Request: Every line of the material is to be quoted verbatim, minus the pictures.

--- start Data excerpt ---

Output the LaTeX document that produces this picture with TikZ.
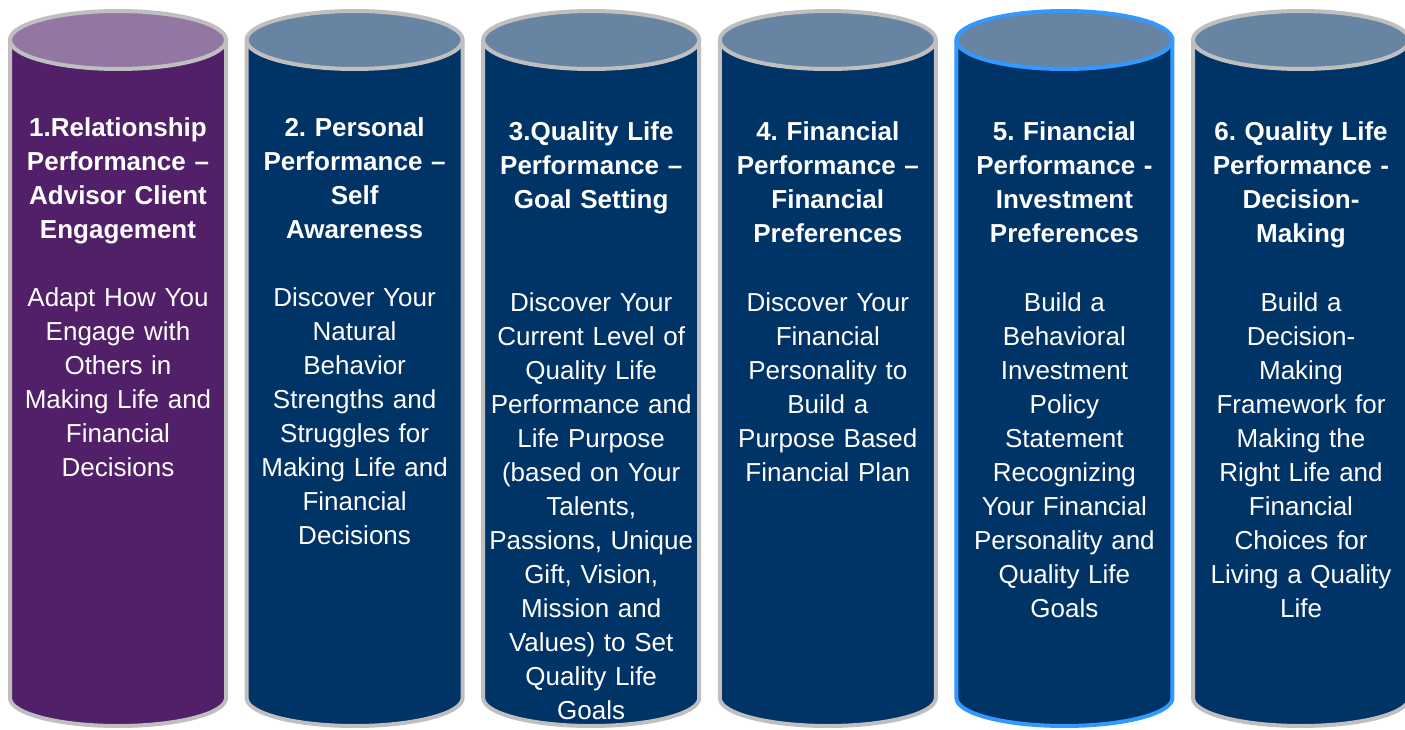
\documentclass[tikz,border=0pt]{standalone}
\usepackage{fontspec}
\setmainfont{Liberation Sans}
\frenchspacing
\definecolor{purpbody}{RGB}{82,31,105}
\definecolor{purptop}{RGB}{147,119,163}
\definecolor{navybody}{RGB}{0,51,102}
\definecolor{navytop}{RGB}{103,133,162}
\definecolor{rimgray}{RGB}{191,191,191}
\definecolor{rimblue}{RGB}{51,153,255}
\tikzset{
  headtext/.style={text=white, font=\fontsize{26}{34}\selectfont\bfseries, align=center, text width=232pt, inner sep=0pt, anchor=base},
  bodytext/.style={text=white, font=\fontsize{26}{34}\selectfont, align=center, text width=232pt, inner sep=0pt, anchor=base},
}
% #1 center x, #2 body colour, #3 top colour, #4 rim colour
\newcommand{\cylshape}[4]{%
  \filldraw[fill=#2, draw=#4, line width=4pt, line join=round]
    (#1-108,689) -- (#1-108,31)
    arc[start angle=180, end angle=360, x radius=108, y radius=28]
    -- (#1+108,689) -- cycle;
  \filldraw[fill=#3, draw=#4, line width=4pt]
    (#1,689) ellipse[x radius=108, y radius=29];
}
\begin{document}
\begin{tikzpicture}[x=1pt,y=1pt]
\useasboundingbox (0,0) rectangle (1405,729);
\cylshape{118}{purpbody}{purptop}{rimgray}
\cylshape{354.6}{navybody}{navytop}{rimgray}
\cylshape{591.2}{navybody}{navytop}{rimgray}
\cylshape{827.8}{navybody}{navytop}{rimgray}
\cylshape{1064.4}{navybody}{navytop}{rimblue}
\cylshape{1301}{navybody}{navytop}{rimgray}

\node[headtext] (h1) at (118,592) {1.Relationship\\Performance –\\Advisor Client\\Engagement};
\node[bodytext] (b1) at (118,422) {Adapt How You\\Engage with\\Others in\\Making Life and\\Financial\\Decisions};

\node[headtext] (h2) at (354.6,592) {2. Personal\\Performance –\\Self\\Awareness};
\node[bodytext] (b2) at (354.6,422) {Discover Your\\Natural\\Behavior\\Strengths and\\Struggles for\\Making Life and\\Financial\\Decisions};

\node[headtext] (h3) at (591.2,588) {3.Quality Life\\Performance –\\Goal Setting};
\node[bodytext] (b3) at (591.2,417) {Discover Your\\Current Level of\\Quality Life\\Performance and\\Life Purpose\\(based on Your\\Talents,\\Passions, Unique\\Gift, Vision,\\Mission and\\Values) to Set\\Quality Life\\Goals};

\node[headtext] (h4) at (827.8,588) {4. Financial\\Performance –\\Financial\\Preferences};
\node[bodytext] (b4) at (827.8,417) {Discover Your\\Financial\\Personality to\\Build a\\Purpose Based\\Financial Plan};

\node[headtext] (h5) at (1064.4,588) {5. Financial\\Performance -\\Investment\\Preferences};
\node[bodytext] (b5) at (1064.4,417) {Build a\\Behavioral\\Investment\\Policy\\Statement\\Recognizing\\Your Financial\\Personality and\\Quality Life\\Goals};

\node[headtext] (h6) at (1301,588) {6. Quality Life\\Performance -\\Decision-\\Making};
\node[bodytext] (b6) at (1301,417) {Build a\\Decision-\\Making\\Framework for\\Making the\\Right Life and\\Financial\\Choices for\\Living a Quality\\Life};
\end{tikzpicture}
\end{document}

--- end Data excerpt ---

Full output:
Output the LaTeX document that produces this picture with TikZ.
\documentclass[tikz,border=0pt]{standalone}
\usepackage{fontspec}
\setmainfont{Liberation Sans}
\frenchspacing
\definecolor{purpbody}{RGB}{82,31,105}
\definecolor{purptop}{RGB}{147,119,163}
\definecolor{navybody}{RGB}{0,51,102}
\definecolor{navytop}{RGB}{103,133,162}
\definecolor{rimgray}{RGB}{191,191,191}
\definecolor{rimblue}{RGB}{51,153,255}
\tikzset{
  headtext/.style={text=white, font=\fontsize{26}{34}\selectfont\bfseries, align=center, text width=232pt, inner sep=0pt, anchor=base},
  bodytext/.style={text=white, font=\fontsize{26}{34}\selectfont, align=center, text width=232pt, inner sep=0pt, anchor=base},
}
% #1 center x, #2 body colour, #3 top colour, #4 rim colour
\newcommand{\cylshape}[4]{%
  \filldraw[fill=#2, draw=#4, line width=4pt, line join=round]
    (#1-108,689) -- (#1-108,31)
    arc[start angle=180, end angle=360, x radius=108, y radius=28]
    -- (#1+108,689) -- cycle;
  \filldraw[fill=#3, draw=#4, line width=4pt]
    (#1,689) ellipse[x radius=108, y radius=29];
}
\begin{document}
\begin{tikzpicture}[x=1pt,y=1pt]
\useasboundingbox (0,0) rectangle (1405,729);
\cylshape{118}{purpbody}{purptop}{rimgray}
\cylshape{354.6}{navybody}{navytop}{rimgray}
\cylshape{591.2}{navybody}{navytop}{rimgray}
\cylshape{827.8}{navybody}{navytop}{rimgray}
\cylshape{1064.4}{navybody}{navytop}{rimblue}
\cylshape{1301}{navybody}{navytop}{rimgray}

\node[headtext] (h1) at (118,592) {1.Relationship\\Performance –\\Advisor Client\\Engagement};
\node[bodytext] (b1) at (118,422) {Adapt How You\\Engage with\\Others in\\Making Life and\\Financial\\Decisions};

\node[headtext] (h2) at (354.6,592) {2. Personal\\Performance –\\Self\\Awareness};
\node[bodytext] (b2) at (354.6,422) {Discover Your\\Natural\\Behavior\\Strengths and\\Struggles for\\Making Life and\\Financial\\Decisions};

\node[headtext] (h3) at (591.2,588) {3.Quality Life\\Performance –\\Goal Setting};
\node[bodytext] (b3) at (591.2,417) {Discover Your\\Current Level of\\Quality Life\\Performance and\\Life Purpose\\(based on Your\\Talents,\\Passions, Unique\\Gift, Vision,\\Mission and\\Values) to Set\\Quality Life\\Goals};

\node[headtext] (h4) at (827.8,588) {4. Financial\\Performance –\\Financial\\Preferences};
\node[bodytext] (b4) at (827.8,417) {Discover Your\\Financial\\Personality to\\Build a\\Purpose Based\\Financial Plan};

\node[headtext] (h5) at (1064.4,588) {5. Financial\\Performance -\\Investment\\Preferences};
\node[bodytext] (b5) at (1064.4,417) {Build a\\Behavioral\\Investment\\Policy\\Statement\\Recognizing\\Your Financial\\Personality and\\Quality Life\\Goals};

\node[headtext] (h6) at (1301,588) {6. Quality Life\\Performance -\\Decision-\\Making};
\node[bodytext] (b6) at (1301,417) {Build a\\Decision-\\Making\\Framework for\\Making the\\Right Life and\\Financial\\Choices for\\Living a Quality\\Life};
\end{tikzpicture}
\end{document}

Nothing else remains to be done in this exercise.